The CERN IT department provides a centralized service to backup CERN-owned server machines containing critical data in the computer centre.
The IBM Tivoli Storage Manager product (TSM) is currently used to provide this function.
The service excludes all individual desktop machines as these are expected to store the users files on one of the NICE/Windows or Unix/AFS services (which are also backed up). The target machines are the large scale, central production file, database servers and mail servers.
Machines using the backup service will, on a regular basis, send their changed data to the backup service over the network. A copy of these files is then kept on disk or tape. Restores can be performed by the service managers via command line or GUI interfaces. The service manager is responsible for the the client software installation and configuration, as well as for verifying the completeness and correctness of the backups.
All machines using the backup service must comply with the OC5 rules.
New installations are restricted to servers in the computer centre. End user desktops and private clusters are not eligible for the backup service.
Backup of the following environments are supported:
|Incremental backup of files|
Windows Server 2008
Windows Server 2012
|Incremental backup of files|
Any other client is entirely the responsibility of the service manager. The service parameters will be provided to allow configuration of the client. Backup clients can be downloaded from IBM.

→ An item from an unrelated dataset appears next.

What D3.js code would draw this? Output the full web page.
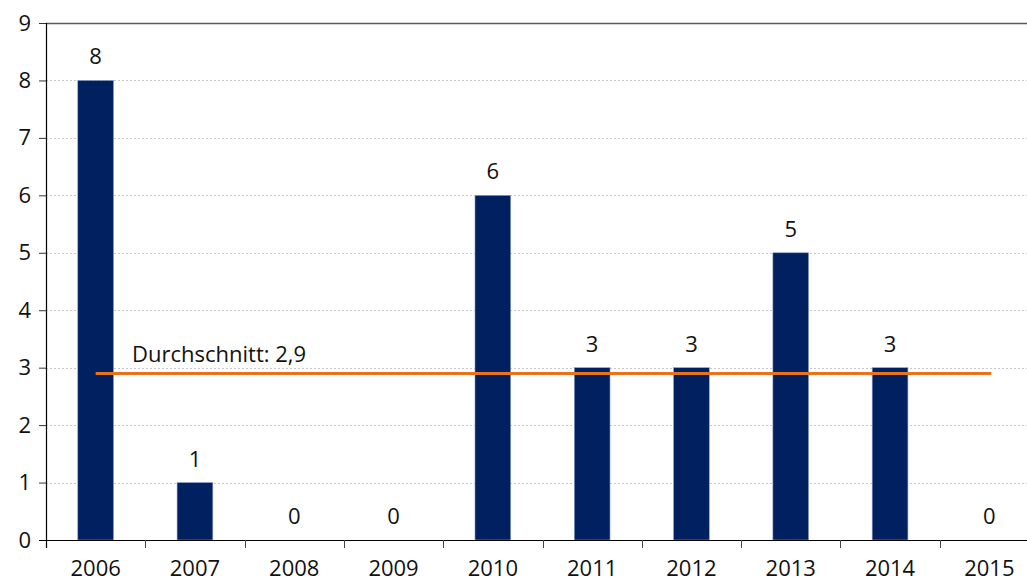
<!DOCTYPE html>
<html>
<head>
<meta charset="utf-8">
<script src="https://cdn.jsdelivr.net/npm/d3@7"></script>
<style>
  html, body { margin: 0; padding: 0; background: #fff; }
  svg { display: block; font-family: "Open Sans", "Noto Sans", sans-serif; }
</style>
</head>
<body>
<svg id="chart" width="1027" height="583"></svg>
<script>
// Yearly counts with the period average
const years = ["2006", "2007", "2008", "2009", "2010", "2011", "2012", "2013", "2014", "2015"];
const counts = [8, 1, 0, 0, 6, 3, 3, 5, 3, 0];
const average = 2.9;
const averageLabel = "Durchschnitt: 2,9";
const yTicks = [0, 1, 2, 3, 4, 5, 6, 7, 8, 9];

const svg = d3.select("#chart");
const plotLeft = 46, plotTop = 23, plotBottom = 540, plotRight = 1039;
const fontSize = 22;

const x = d3.scaleBand().domain(years).range([plotLeft, plotRight]).paddingInner(0.64).paddingOuter(0.32);
const y = d3.scaleLinear().domain([0, 9]).range([plotBottom, plotTop]);

// Gridlines: dotted for inner values, solid at the top
svg.append("g").selectAll("line")
  .data(yTicks.filter(d => d > 0))
  .join("line")
  .attr("x1", plotLeft).attr("x2", 1027)
  .attr("y1", d => Math.round(y(d)) + 0.5).attr("y2", d => Math.round(y(d)) + 0.5)
  .attr("stroke", d => d === 9 ? "#595959" : "#c8c8c8")
  .attr("stroke-width", d => d === 9 ? 1.5 : 1)
  .attr("stroke-dasharray", d => d === 9 ? null : "2,2");

// Bars
svg.append("g").selectAll("rect")
  .data(years.map((yr, i) => ({ yr, v: counts[i] })))
  .join("rect")
  .attr("x", d => x(d.yr))
  .attr("width", x.bandwidth())
  .attr("y", d => y(d.v))
  .attr("height", d => y(0) - y(d.v))
  .attr("fill", "#002060")
  .attr("stroke", "#8fa3cc")
  .attr("stroke-width", 0.6);

// Value labels above bars
svg.append("g").selectAll("text")
  .data(years.map((yr, i) => ({ yr, v: counts[i] })))
  .join("text")
  .attr("x", d => x(d.yr) + x.bandwidth() / 2)
  .attr("y", d => y(d.v) - 16)
  .attr("text-anchor", "middle")
  .attr("font-size", fontSize)
  .attr("fill", "#111")
  .text(d => d.v);

// Average line from first to last category centre
const cx = yr => x(yr) + x.bandwidth() / 2;
svg.append("line")
  .attr("x1", cx(years[0]))
  .attr("x2", cx(years[years.length - 1]) + 2)
  .attr("y1", y(average)).attr("y2", y(average))
  .attr("stroke", "#E8731A")
  .attr("stroke-width", 3);

svg.append("text")
  .attr("x", 132)
  .attr("y", y(average) - 11)
  .attr("font-size", fontSize)
  .attr("fill", "#111")
  .text(averageLabel);

// Y axis
const yAxis = svg.append("g")
  .attr("transform", `translate(${plotLeft},0)`)
  .call(d3.axisLeft(y).tickValues(yTicks).tickSize(7).tickPadding(8).tickFormat(d3.format("d")));
yAxis.select(".domain").remove();
yAxis.selectAll(".tick line").attr("stroke", "#333");
yAxis.selectAll("text").attr("font-size", fontSize).attr("fill", "#111").attr("font-family", "Open Sans, Noto Sans, sans-serif");
svg.append("line")
  .attr("x1", plotLeft + 0.5).attr("x2", plotLeft + 0.5)
  .attr("y1", plotTop).attr("y2", plotBottom + 8)
  .attr("stroke", "#000").attr("stroke-width", 1.2);

// X axis with ticks at band boundaries
svg.append("line")
  .attr("x1", plotLeft - 7).attr("x2", 1027)
  .attr("y1", plotBottom + 0.5).attr("y2", plotBottom + 0.5)
  .attr("stroke", "#000").attr("stroke-width", 1.2);
const step = x.step();
svg.append("g").selectAll("line")
  .data(d3.range(1, years.length))
  .join("line")
  .attr("x1", i => Math.round(plotLeft + i * step) + 0.5)
  .attr("x2", i => Math.round(plotLeft + i * step) + 0.5)
  .attr("y1", plotBottom).attr("y2", plotBottom + 8)
  .attr("stroke", "#444");
svg.append("g").selectAll("text")
  .data(years)
  .join("text")
  .attr("x", d => cx(d))
  .attr("y", 576)
  .attr("text-anchor", "middle")
  .attr("font-size", fontSize)
  .attr("fill", "#111")
  .text(d => d);
</script>
</body>
</html>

- Providing the necessary information to register the client. In particular, users are responsible for providing a valid contact e-group.
- Installation of the client component of the software when first using the service. Instructions on how to install the client for CERN computer centre users are available at BackNcmClient. Other clients are the responsibility of the service managers (some guidelines are available, but not officially supported).
- Configuring of the client file systems and include/exclude lists such that only critical data which is not available elsewhere is backed up. Linux system programs, log files and temporary files should not be backed up. A default configuration is made on first installation.
- Maintaining the client program within 1 software version of the server. Thus, if the server is running version 6.3, the clients must be running at least version 6.2. The server software is upgraded every 6 to 12 months. The version can be seen on the output of the dsmc i command.
- Validation of backups for completeness and correctness. The backup service cannot guarantee that all files needed to run the service are backed up correctly (e.g. open active files) and that this set of files is sufficient to recover the service in a reasonable time. Operating system files such as binaries in /usr/bin are explicitly excluded from backup. It is therefore strongly recommended to perform regular restore tests and ensure that all data required is backed up and that a restore can be performed within the time scales required by the client.
- In the event of a backup failing to complete, an e-mail will be sent to the contact informing them of the failure. This requires action to resolve the problem. In the event of repeated failures, access to the backup service will be blocked. If the machine is not performing regular backups and the service manager is not responding to emails, the TSM Administrators may assume that the machine has been retired and the data on the backup system can be deleted.
- When TSM servers are moved to new machines, the client configuration must be changed within one month. If this is not completed, access to the backup may be blocked and the previous backup data no longer available following the migration to new machines.
- Once the server is not longer in production, the user will inform TSM support indicating how long they wish to keep the data for.
- For any service requiring more than 10TB of backup space, a report is required on a quarterly basis with an estimate of the future usage of backup, both in terms of daily backup volumes and amount of data to be kept (occupancy).